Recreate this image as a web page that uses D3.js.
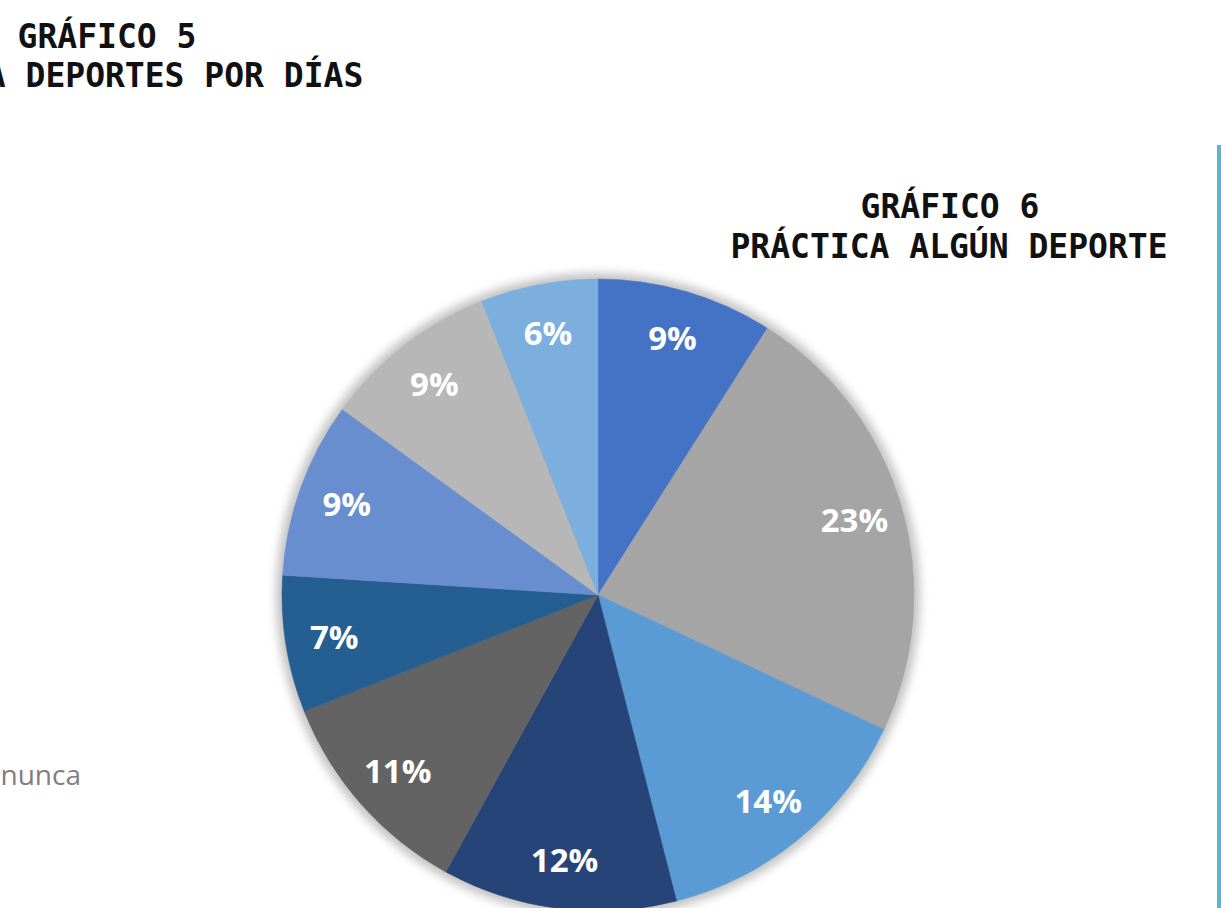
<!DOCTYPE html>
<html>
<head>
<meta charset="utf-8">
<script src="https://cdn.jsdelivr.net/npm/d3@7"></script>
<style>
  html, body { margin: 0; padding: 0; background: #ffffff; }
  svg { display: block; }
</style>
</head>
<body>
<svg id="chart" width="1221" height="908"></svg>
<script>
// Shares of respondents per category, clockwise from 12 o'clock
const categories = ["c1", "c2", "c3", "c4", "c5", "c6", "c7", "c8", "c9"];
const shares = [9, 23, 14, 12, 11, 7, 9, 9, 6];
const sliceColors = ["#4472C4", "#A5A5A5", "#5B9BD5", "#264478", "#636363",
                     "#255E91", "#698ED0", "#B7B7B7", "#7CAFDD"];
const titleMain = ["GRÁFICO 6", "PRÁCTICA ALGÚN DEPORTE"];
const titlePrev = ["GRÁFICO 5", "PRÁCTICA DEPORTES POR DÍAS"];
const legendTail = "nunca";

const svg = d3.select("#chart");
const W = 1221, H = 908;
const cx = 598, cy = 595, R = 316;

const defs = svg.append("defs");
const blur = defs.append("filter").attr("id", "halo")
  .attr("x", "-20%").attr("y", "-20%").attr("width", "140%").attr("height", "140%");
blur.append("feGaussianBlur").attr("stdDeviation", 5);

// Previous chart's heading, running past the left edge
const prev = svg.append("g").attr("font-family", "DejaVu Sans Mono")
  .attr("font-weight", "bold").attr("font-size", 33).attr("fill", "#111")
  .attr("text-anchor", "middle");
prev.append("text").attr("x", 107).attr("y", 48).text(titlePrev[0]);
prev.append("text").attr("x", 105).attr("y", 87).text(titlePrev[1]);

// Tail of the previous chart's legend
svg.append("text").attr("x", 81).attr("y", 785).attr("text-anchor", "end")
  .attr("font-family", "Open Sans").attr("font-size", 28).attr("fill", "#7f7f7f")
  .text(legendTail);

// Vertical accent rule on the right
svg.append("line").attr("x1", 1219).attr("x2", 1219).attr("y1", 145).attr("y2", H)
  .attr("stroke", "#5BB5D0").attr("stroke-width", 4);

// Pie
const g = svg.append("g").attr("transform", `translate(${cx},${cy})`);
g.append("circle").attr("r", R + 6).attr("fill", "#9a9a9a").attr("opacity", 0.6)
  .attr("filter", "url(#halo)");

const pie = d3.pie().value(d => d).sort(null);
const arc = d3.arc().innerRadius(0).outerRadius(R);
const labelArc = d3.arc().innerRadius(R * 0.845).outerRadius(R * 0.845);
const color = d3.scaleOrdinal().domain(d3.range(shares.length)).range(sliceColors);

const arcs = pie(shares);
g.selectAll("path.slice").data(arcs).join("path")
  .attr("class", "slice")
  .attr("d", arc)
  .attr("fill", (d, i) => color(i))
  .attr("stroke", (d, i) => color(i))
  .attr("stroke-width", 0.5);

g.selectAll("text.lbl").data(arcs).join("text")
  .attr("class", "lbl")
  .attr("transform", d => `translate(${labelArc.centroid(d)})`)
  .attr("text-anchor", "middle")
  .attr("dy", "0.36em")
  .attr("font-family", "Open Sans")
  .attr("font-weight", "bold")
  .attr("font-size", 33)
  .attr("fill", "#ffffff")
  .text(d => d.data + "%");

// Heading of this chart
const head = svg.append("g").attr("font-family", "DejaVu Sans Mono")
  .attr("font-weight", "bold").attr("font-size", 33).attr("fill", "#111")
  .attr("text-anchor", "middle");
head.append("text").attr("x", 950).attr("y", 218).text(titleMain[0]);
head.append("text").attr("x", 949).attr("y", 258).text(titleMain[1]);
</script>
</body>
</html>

Work to complete: Copy out the whole listing exactly, and don't carry over any pictures.

Result:
Recreate this image as a web page that uses D3.js.
<!DOCTYPE html>
<html>
<head>
<meta charset="utf-8">
<script src="https://cdn.jsdelivr.net/npm/d3@7"></script>
<style>
  html, body { margin: 0; padding: 0; background: #ffffff; }
  svg { display: block; }
</style>
</head>
<body>
<svg id="chart" width="1221" height="908"></svg>
<script>
// Shares of respondents per category, clockwise from 12 o'clock
const categories = ["c1", "c2", "c3", "c4", "c5", "c6", "c7", "c8", "c9"];
const shares = [9, 23, 14, 12, 11, 7, 9, 9, 6];
const sliceColors = ["#4472C4", "#A5A5A5", "#5B9BD5", "#264478", "#636363",
                     "#255E91", "#698ED0", "#B7B7B7", "#7CAFDD"];
const titleMain = ["GRÁFICO 6", "PRÁCTICA ALGÚN DEPORTE"];
const titlePrev = ["GRÁFICO 5", "PRÁCTICA DEPORTES POR DÍAS"];
const legendTail = "nunca";

const svg = d3.select("#chart");
const W = 1221, H = 908;
const cx = 598, cy = 595, R = 316;

const defs = svg.append("defs");
const blur = defs.append("filter").attr("id", "halo")
  .attr("x", "-20%").attr("y", "-20%").attr("width", "140%").attr("height", "140%");
blur.append("feGaussianBlur").attr("stdDeviation", 5);

// Previous chart's heading, running past the left edge
const prev = svg.append("g").attr("font-family", "DejaVu Sans Mono")
  .attr("font-weight", "bold").attr("font-size", 33).attr("fill", "#111")
  .attr("text-anchor", "middle");
prev.append("text").attr("x", 107).attr("y", 48).text(titlePrev[0]);
prev.append("text").attr("x", 105).attr("y", 87).text(titlePrev[1]);

// Tail of the previous chart's legend
svg.append("text").attr("x", 81).attr("y", 785).attr("text-anchor", "end")
  .attr("font-family", "Open Sans").attr("font-size", 28).attr("fill", "#7f7f7f")
  .text(legendTail);

// Vertical accent rule on the right
svg.append("line").attr("x1", 1219).attr("x2", 1219).attr("y1", 145).attr("y2", H)
  .attr("stroke", "#5BB5D0").attr("stroke-width", 4);

// Pie
const g = svg.append("g").attr("transform", `translate(${cx},${cy})`);
g.append("circle").attr("r", R + 6).attr("fill", "#9a9a9a").attr("opacity", 0.6)
  .attr("filter", "url(#halo)");

const pie = d3.pie().value(d => d).sort(null);
const arc = d3.arc().innerRadius(0).outerRadius(R);
const labelArc = d3.arc().innerRadius(R * 0.845).outerRadius(R * 0.845);
const color = d3.scaleOrdinal().domain(d3.range(shares.length)).range(sliceColors);

const arcs = pie(shares);
g.selectAll("path.slice").data(arcs).join("path")
  .attr("class", "slice")
  .attr("d", arc)
  .attr("fill", (d, i) => color(i))
  .attr("stroke", (d, i) => color(i))
  .attr("stroke-width", 0.5);

g.selectAll("text.lbl").data(arcs).join("text")
  .attr("class", "lbl")
  .attr("transform", d => `translate(${labelArc.centroid(d)})`)
  .attr("text-anchor", "middle")
  .attr("dy", "0.36em")
  .attr("font-family", "Open Sans")
  .attr("font-weight", "bold")
  .attr("font-size", 33)
  .attr("fill", "#ffffff")
  .text(d => d.data + "%");

// Heading of this chart
const head = svg.append("g").attr("font-family", "DejaVu Sans Mono")
  .attr("font-weight", "bold").attr("font-size", 33).attr("fill", "#111")
  .attr("text-anchor", "middle");
head.append("text").attr("x", 950).attr("y", 218).text(titleMain[0]);
head.append("text").attr("x", 949).attr("y", 258).text(titleMain[1]);
</script>
</body>
</html>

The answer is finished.